Unfortunately, Vale has been cited as another possible purchaser of PCS.

Recognizing BHP’s bargaining power after a takeover, Canadians should drive a hard bargain now in reviewing its bid. The Investment Canada Act gives the federal government extensive power to reject proposed takeovers that would not provide a “net benefit” to Canada. And a deal’s “net benefit” should be understood as more than just what windfall current shareholders might earn as competing bidders drive up stock prices.

Unfortunately, repeated Canadian governments have failed to effectively use this authority. Most foreign takeovers are rubber stamped. All are behind closed doors. Of more than 1,600 proposed acquisitions reviewed under the Investment Canada Act since 1985, only one was rejected. Of all the foreign takeovers, the government has only ever taken one foreign company to court for violating commitments under the Act.

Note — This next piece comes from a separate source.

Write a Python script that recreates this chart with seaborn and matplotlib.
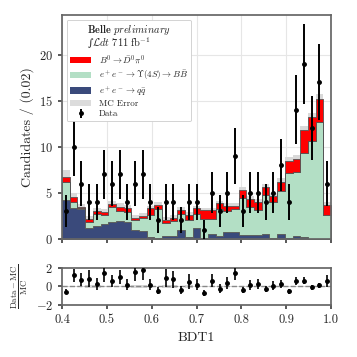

Applications to acquire PCS or other major Canadian enterprises should be subject to thorough reviews, including meaningful opportunities for employees, their unions and the wider community to participate in the process. If such a review approved BHP’s takeover, it might be made conditional on BHP at least maintaining certain levels of employment in Canada and conducting its offshore potash sales through Canpotex.

Such commitments made under the Investment Canada Act should be public so that Canadians know whether or not they are being met and enforced. A major problem with Vale is that we still do not know precisely what promises were made when it bought Inco. As a result, the public has no means to ensure Vale lives up to any commitments it made behind closed doors. Let’s not let the same happen again.

The prospective foreign takeover of PCS is a major challenge for Canada. But it is also an opportunity to improve our policies for reviewing foreign takeovers and protecting Canadian interests.

Ken Neumann is National Director for Canada of the United Steelworkers union, which represents Canadian potash miners employed by PCS, Agrium and Mosaic.